PhD candidate Emily explains how new Engineering building will transform Bendigo campus and community

It’s official: the Bendigo Campus’ brand-spanking-new Engineering and Technology Building is open!

Okay, okay… those of you on campus this Semester will know it’s been up-and-running for a little while now.

But on Friday, leaders from the University, state and federal MPs and industry representatives all gave the state-of-the-art facility their tick of approval (not to mention unveiled the all-important ceremonial plaque!) at an official ribbon-cutting.

Pomp and ceremony aside, the real story here is the advantage this building will give students like you, who may be aspiring scientists and engineers.

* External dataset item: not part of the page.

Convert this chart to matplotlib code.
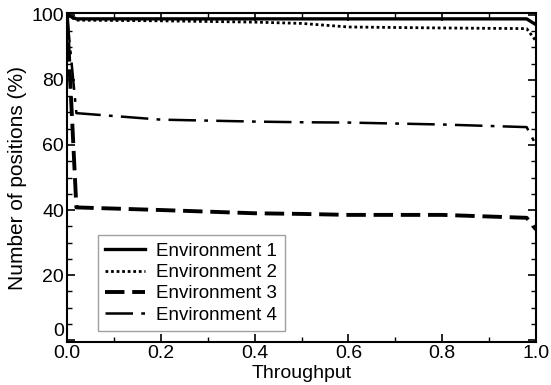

Take Emily Goode, for example: the Engineering PhD candidate is already using the ET Building’s resources for her research into Water Sensitive Urban Design Analysis.

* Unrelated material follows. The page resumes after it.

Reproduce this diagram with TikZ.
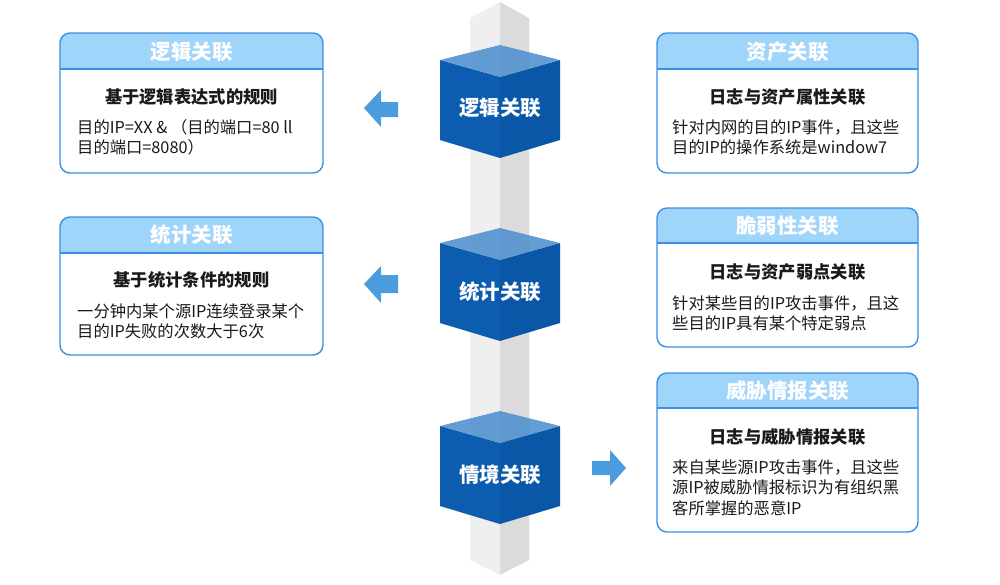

Let her explain how the new facility is a game-changer for Bendigo.

Connecting with community – and each other – makes our graduates Career Ready

The ET Building locates all sorts of different disciplines under the one roof.

“That allows students to start mingling with other year levels, and really build a comradeship with those older students and lecturers,” Emily says, expecting new students will use the opportunity to find mentors in their chosen field.

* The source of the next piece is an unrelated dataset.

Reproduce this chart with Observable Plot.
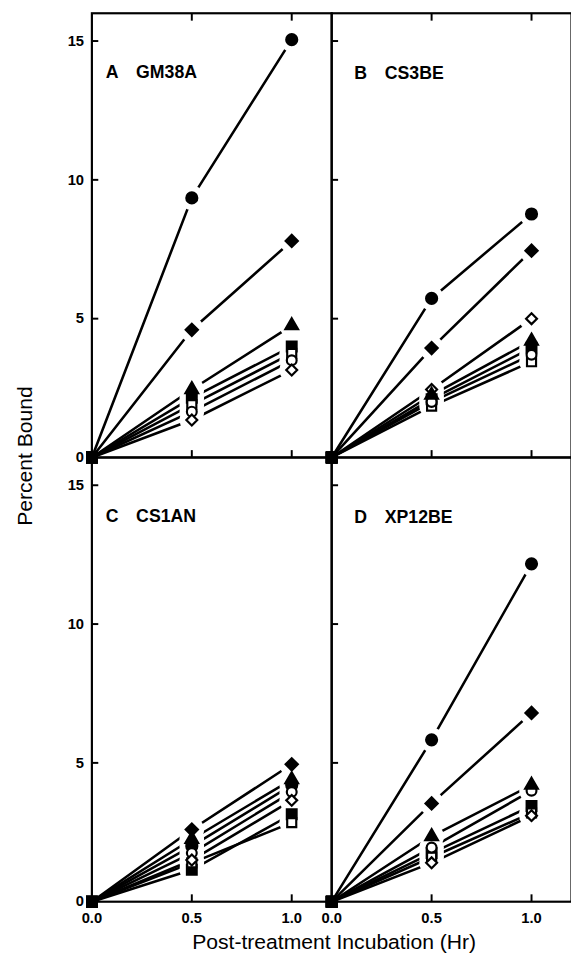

“By building relationships with each other and with industry before we graduate, we can increase our employability and the movement of ideas into the community.”

By bringing together all those expertise, imagine the innovations that are bound to occur!

“Growth in the community and society starts with a growth in knowledge, and as part of that, we need to make sure that the equipment we’re using is up to industry standards,” Emily says.

And because the ET Building’s technology is top-notch, potential employers know La Trobe graduates are entering the workforce armed with the most up-to-date knowledge possible.

Emily is also full of praise to the staff she’s worked alongside.

“I had the benefit of being mentored by lots of female lecturers during my undergraduate years, particularly my supervisor, Dr Bandita Mainali.”

Academics can put theory into practice inside their classrooms

On top of her PhD research, Emily is also teaching Engineering subjects at La Trobe.

Fortunately, the building’s workshops are full of equipment that gives students the hands-on experience she believes is critical for learning.

“It’s one thing for me to explain buoyancy and pressure in a classroom, it’s another when I can show a student how that happens with the equipment,” she says.

“Tell someone something, they’ll forget it.

“If you give them hands-on experience, they’ll remember it.”

Primary and secondary students get up-close look at STEM studies

She’s also passionate about getting younger people excited about science, technology, engineering and maths (STEM) subjects.

In fact, Emily counts herself lucky that her high school offered VCE Physics, where she was introduced to the idea of Engineering.

That’s why she’s excited that the building’s third floor is home to the Bendigo Tech School, which offers STEM learning opportunities to local school students.

“When the primary students and high schoolers are walking around the facilities, they actively see people at university working in these STEM subjects and see the practical application,” Emily says.

“This really opens doors to the next generation of high schoolers and to our engineers that are coming through.”

There’s real benefits to the local community

Emily’s research is already making a difference to people in Bendigo – and around the world.

During her Honours year, Emily developed a system whereby water providers could detect which of their pipes needed replacing, and in what order.

The project has been rolled out at local utility provider Coliban Water.

“Most of our pipes went in around the late 1960s, early 1970s, so we’re reaching that 60-year point (when they need replacing),” she says.

“Based on how they were performing in certain areas, and when they were put in, we could estimate when they’d break down – so we could prioritise which pipes were replaced.”

Even her PhD has real-life applications in the world directly outside the ET Building.

Emily is investigating how water management can be done in a way that is not just technologically simple, but socially and economically beneficial.

“Traditionally, water management for engineers has been, ‘Let’s remove the water as quickly as possible’,” Emily says.

“But we should value the social benefits too.”

She points to nearby Kennington Reservoir, just one kilometre from the Campus, as one example of a water management tool that’s bringing people together through its natural habitat setting and walking trails.

Another plus? This technology is cheap, so it can be replicated around the world in areas that need it most.

About the building:

  • Contemporary four-storey glass and steel structure inspired by the nature of the courses to be taught within.
  • Features include a strong wall and floor space, that allows civil engineering students to conduct multi-axis structure testing for simulating real-world loading scenarios; as well as a 15 metre high vertical, dynamic storage system that arranges itself to maximise efficiency by detecting the highest items on each shelf.
  • State-of-the-art teaching spaces, academic workspace accommodation, and high-tech laboratories equipped for experiments in manufacturing and industrial engineering, advanced materials, civil engineering, and robotics.
  • The third floor of the building is home to the state government-funded Bendigo Tech School.